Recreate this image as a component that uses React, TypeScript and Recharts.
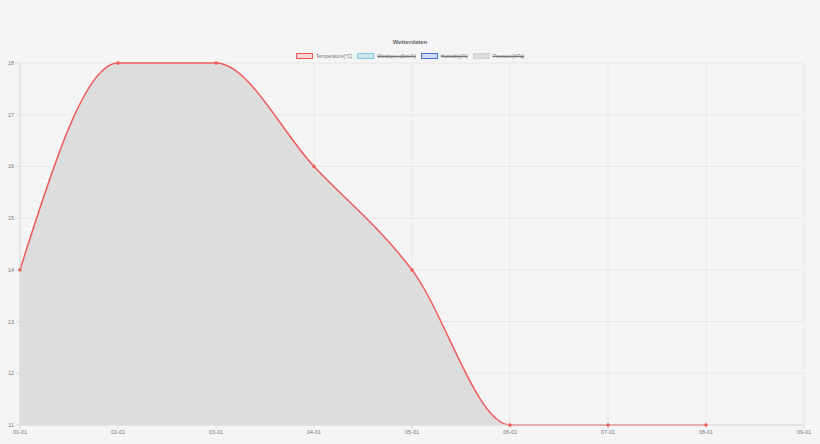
import React from 'react';
import { AreaChart, Area, XAxis, YAxis, CartesianGrid } from 'recharts';

const dates = ['01-01', '02-01', '03-01', '04-01', '05-01', '06-01', '07-01', '08-01', '09-01'];
const temperature = [14, 18, 18, 16, 14, 11, 11, 11, null];
const yTicks = [11, 12, 13, 14, 15, 16, 17, 18];

const legendItems = [
  { name: 'Temperature[°C]', fill: '#f4d6d6', stroke: '#e85a5a', hidden: false },
  { name: 'Windspeed[km/h]', fill: '#cfe7ef', stroke: '#7ec6df', hidden: true },
  { name: 'Humidity[%]', fill: '#d2daf2', stroke: '#4a6fd8', hidden: true },
  { name: 'Pressure[hPa]', fill: '#dcdcdc', stroke: '#d2d2d2', hidden: true },
];

const data = dates.map((d, i) => ({ date: d, temperature: temperature[i] }));

const font = '"Liberation Sans", Arial, sans-serif';

const TopLegend = () => (
  <div style={{ position: 'absolute', left: 0, top: 36, width: 820, textAlign: 'center', fontFamily: font }}>
    <div style={{ fontSize: 6, fontWeight: 'bold', color: '#666', height: 12, lineHeight: '12px' }}>Wetterdaten</div>
    <div style={{ display: 'flex', justifyContent: 'center', alignItems: 'center', gap: 5, marginTop: 5 }}>
      {legendItems.map((item) => (
        <div key={item.name} style={{ display: 'flex', alignItems: 'center', gap: 3 }}>
          <div
            style={{
              width: 15,
              height: 4,
              background: item.fill,
              border: `1.5px solid ${item.stroke}`,
            }}
          />
          <span
            style={{
              fontSize: 5,
              color: '#777',
              textDecoration: item.hidden ? 'line-through' : 'none',
            }}
          >
            {item.name}
          </span>
        </div>
      ))}
    </div>
  </div>
);

export default function App() {
  return (
    <div style={{ position: 'absolute', left: 0, top: 0, width: 820, height: 444, background: '#f5f5f5' }}>
      <AreaChart
        width={820}
        height={444}
        data={data}
        margin={{ top: 63, right: 16, left: 0, bottom: 0 }}
        style={{ fontFamily: font }}
      >
        <CartesianGrid stroke="#e4e4e4" strokeWidth={0.8} />
        <XAxis
          dataKey="date"
          height={19}
          tick={{ fill: '#777', fontSize: 5.5 }}
          tickSize={4}
          tickMargin={1}
          stroke="#dcdcdc"
          interval={0}
        />
        <YAxis
          width={20}
          domain={[11, 18]}
          ticks={yTicks}
          allowDecimals={false}
          tick={{ fill: '#777', fontSize: 5.5 }}
          tickSize={4}
          tickMargin={2}
          stroke="#dcdcdc"
        />
        <Area
          type="monotone"
          dataKey="temperature"
          name="Temperature[°C]"
          stroke="#ee5c5c"
          strokeWidth={1.5}
          fill="#dddddd"
          fillOpacity={1}
          dot={{ r: 1.5, fill: '#ee5c5c', stroke: '#ee5c5c', strokeWidth: 0.5 }}
          isAnimationActive={false}
        />
      </AreaChart>
      <TopLegend />
    </div>
  );
}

▶ **Aim of the exercise**: Set every line down exactly as written, leaving each picture out.

▶ **Finished task**:
Recreate this image as a component that uses React, TypeScript and Recharts.
import React from 'react';
import { AreaChart, Area, XAxis, YAxis, CartesianGrid } from 'recharts';

const dates = ['01-01', '02-01', '03-01', '04-01', '05-01', '06-01', '07-01', '08-01', '09-01'];
const temperature = [14, 18, 18, 16, 14, 11, 11, 11, null];
const yTicks = [11, 12, 13, 14, 15, 16, 17, 18];

const legendItems = [
  { name: 'Temperature[°C]', fill: '#f4d6d6', stroke: '#e85a5a', hidden: false },
  { name: 'Windspeed[km/h]', fill: '#cfe7ef', stroke: '#7ec6df', hidden: true },
  { name: 'Humidity[%]', fill: '#d2daf2', stroke: '#4a6fd8', hidden: true },
  { name: 'Pressure[hPa]', fill: '#dcdcdc', stroke: '#d2d2d2', hidden: true },
];

const data = dates.map((d, i) => ({ date: d, temperature: temperature[i] }));

const font = '"Liberation Sans", Arial, sans-serif';

const TopLegend = () => (
  <div style={{ position: 'absolute', left: 0, top: 36, width: 820, textAlign: 'center', fontFamily: font }}>
    <div style={{ fontSize: 6, fontWeight: 'bold', color: '#666', height: 12, lineHeight: '12px' }}>Wetterdaten</div>
    <div style={{ display: 'flex', justifyContent: 'center', alignItems: 'center', gap: 5, marginTop: 5 }}>
      {legendItems.map((item) => (
        <div key={item.name} style={{ display: 'flex', alignItems: 'center', gap: 3 }}>
          <div
            style={{
              width: 15,
              height: 4,
              background: item.fill,
              border: `1.5px solid ${item.stroke}`,
            }}
          />
          <span
            style={{
              fontSize: 5,
              color: '#777',
              textDecoration: item.hidden ? 'line-through' : 'none',
            }}
          >
            {item.name}
          </span>
        </div>
      ))}
    </div>
  </div>
);

export default function App() {
  return (
    <div style={{ position: 'absolute', left: 0, top: 0, width: 820, height: 444, background: '#f5f5f5' }}>
      <AreaChart
        width={820}
        height={444}
        data={data}
        margin={{ top: 63, right: 16, left: 0, bottom: 0 }}
        style={{ fontFamily: font }}
      >
        <CartesianGrid stroke="#e4e4e4" strokeWidth={0.8} />
        <XAxis
          dataKey="date"
          height={19}
          tick={{ fill: '#777', fontSize: 5.5 }}
          tickSize={4}
          tickMargin={1}
          stroke="#dcdcdc"
          interval={0}
        />
        <YAxis
          width={20}
          domain={[11, 18]}
          ticks={yTicks}
          allowDecimals={false}
          tick={{ fill: '#777', fontSize: 5.5 }}
          tickSize={4}
          tickMargin={2}
          stroke="#dcdcdc"
        />
        <Area
          type="monotone"
          dataKey="temperature"
          name="Temperature[°C]"
          stroke="#ee5c5c"
          strokeWidth={1.5}
          fill="#dddddd"
          fillOpacity={1}
          dot={{ r: 1.5, fill: '#ee5c5c', stroke: '#ee5c5c', strokeWidth: 0.5 }}
          isAnimationActive={false}
        />
      </AreaChart>
      <TopLegend />
    </div>
  );
}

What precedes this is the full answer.